Emily Hopkins and her colleagues at Penn noted that there is more than one possible explanation for the effect. It may be that people hold neuroscience in special esteem, or that they like the physicality of neuroscience (in contrast with the seeming intangibility of behavioral explanation), or perhaps it’s the reductiveness that holds appeal. Hopkins and her group focused on this last possibility. They presented subjects with good and bad explanations for phenomena in six different sciences and asked them to rate the quality of the explanations from -3 to 3. Some of the explanations were horizontal, and some were reductive, according to this hierarchy of sciences.

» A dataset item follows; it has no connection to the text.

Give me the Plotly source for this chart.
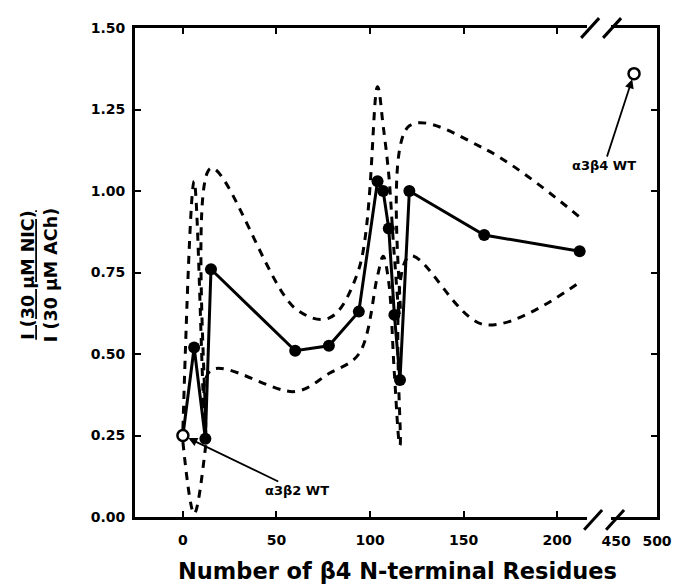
import plotly.graph_objects as go

# ---- data ----
x_res = [0, 6, 12, 15, 60, 78, 94, 104, 107, 110, 113, 116, 121, 161, 212]
ratio = [0.25, 0.52, 0.24, 0.76, 0.51, 0.525, 0.63, 1.03, 1.00, 0.885, 0.62, 0.42, 1.00, 0.865, 0.815]
upper = [0.27, 1.03, 0.27, 1.07, 0.64, 0.61, 0.76, 1.32, 1.20, 1.05, 0.80, 0.62, 1.20, 1.13, 0.92]
lower = [0.23, 0.01, 0.21, 0.45, 0.385, 0.44, 0.50, 0.74, 0.80, 0.72, 0.44, 0.22, 0.80, 0.59, 0.72]
wt_b4_x = [472]
wt_b4_y = [1.36]
x_ticks = [0, 50, 100, 150, 200]
x2_ticks = [450, 500]
y_ticks = [0.0, 0.25, 0.5, 0.75, 1.0, 1.25, 1.5]
y_labels = ["0.00", "0.25", "0.50", "0.75", "1.00", "1.25", "1.50"]

# page has an 8px body margin: lay the figure out so page pixels match the reference
OFF = 8
W, H = 684 - OFF, 588 - OFF
L, R, T, B = 135 - OFF, 26, 22 - OFF, 71
PW, PH = W - L - R, H - T - B


def px(xp):  # page pixel -> paper x
    return (xp - OFF - L) / PW


def py(yp):  # page pixel -> paper y
    return (H - B - (yp - OFF)) / PH


FONT = "DejaVu Sans"
dash = "8px,7px"

fig = go.Figure()
for band in (upper, lower):
    fig.add_trace(go.Scatter(x=x_res, y=band, mode="lines",
                             line=dict(color="black", width=3, dash=dash,
                                       shape="spline", smoothing=1.0),
                             hoverinfo="skip", showlegend=False))
fig.add_trace(go.Scatter(x=x_res, y=ratio, mode="lines",
                         line=dict(color="black", width=3), showlegend=False))
fig.add_trace(go.Scatter(x=x_res[1:], y=ratio[1:], mode="markers",
                         marker=dict(color="black", size=12), showlegend=False))
fig.add_trace(go.Scatter(x=x_res[:1], y=ratio[:1], mode="markers",
                         marker=dict(color="white", size=11,
                                     line=dict(color="black", width=2.5)),
                         showlegend=False))
fig.add_trace(go.Scatter(x=wt_b4_x, y=wt_b4_y, mode="markers", xaxis="x2", yaxis="y2",
                         marker=dict(color="white", size=11,
                                     line=dict(color="black", width=2.5)),
                         showlegend=False))

d1 = px(588)
d2 = px(612)
axis_common = dict(showline=True, linecolor="black", linewidth=3, ticks="inside",
                   tickcolor="black", tickwidth=2, ticklen=6, showgrid=False,
                   zeroline=False,
                   tickfont=dict(family=FONT, size=14, color="black", weight="bold"))

fig.update_layout(
    width=W, height=H, margin=dict(l=L, r=R, t=T, b=B),
    paper_bgcolor="white", plot_bgcolor="white", showlegend=False,
    xaxis=dict(domain=[0, d1], range=[-25.6, 216], tickvals=x_ticks,
               ticktext=[str(v) for v in x_ticks], mirror="ticks", anchor="y",
               ticklabelstandoff=8, **axis_common),
    xaxis2=dict(domain=[d2, 1], range=[444, 500], tickvals=x2_ticks,
                ticktext=[str(v) for v in x2_ticks], mirror=True, anchor="y2",
                ticklabelstandoff=9,
                **{**axis_common, "ticks": ""}),
    yaxis=dict(range=[0, 1.5], tickvals=y_ticks, ticktext=y_labels, anchor="x",
               ticklabelstandoff=4, **axis_common),
    yaxis2=dict(range=[0, 1.5], tickvals=y_ticks, showticklabels=False, anchor="x2",
                overlaying="y", side="right", **axis_common),
)

# axis-break slashes
for (x0, y0, x1, y1) in [(582, 32, 600, 12), (604, 32, 622, 12),
                         (585, 530, 603, 510), (607, 530, 625, 510)]:
    fig.add_shape(type="line", xref="paper", yref="paper",
                  x0=px(x0), y0=py(y0), x1=px(x1), y1=py(y1),
                  line=dict(color="black", width=3))

anns = [
    dict(text="Number of β4 N-terminal Residues", xref="paper", yref="paper",
         x=px(398), y=py(572), xanchor="center", yanchor="middle", showarrow=False,
         font=dict(family=FONT, size=22.5, color="black", weight="bold")),
    dict(text="<u>I (30 μM NIC)</u><br>I (30 μM ACh)", xref="paper", yref="paper",
         x=px(40), y=py(272), xanchor="center", yanchor="middle", showarrow=False,
         textangle=-90,
         font=dict(family=FONT, size=17.5, color="black", weight="bold")),
    dict(text="α3β2 WT", x=0, y=0.25, xref="x", yref="y", ax=114, ay=55,
         showarrow=True, arrowhead=2, arrowsize=1, arrowwidth=1.8, standoff=6,
         arrowcolor="black",
         font=dict(family=FONT, size=13, color="black", weight="bold")),
    dict(text="α3β4 WT", x=472, y=1.36, xref="x2", yref="y2", ax=-30, ay=92,
         showarrow=True, arrowhead=2, arrowsize=1, arrowwidth=1.8, standoff=6,
         arrowcolor="black",
         font=dict(family=FONT, size=13, color="black", weight="bold")),
]
fig.update_layout(annotations=anns)

fig.write_html("out.html")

The researchers gathered some other data about participants that cast an interesting light on these findings. They found that those who had taken more science courses at the college level were better at discriminating good from bad explanations. That was not the case for participants who had taken more college-level philosophy courses (although these participants scored better on a logical syllogisms task).
Researchers also asked participants questions about their perceptions of these sciences. Questions concerned the scientific rigor, the social prestige, and the difference in knowledge between an expert and novice. The graph shows averages for the sciences where the three questions were combined into a single measure.
Although the effect is strongest for psychology it is helpful to know that the “seductive allure” effect is not restricted to brains. It seems that there is some expectation that part of how sciences explain our world is to break things it into ever smaller pieces. When that’s part of explanation, it sound like science is doing what it is supposed to do.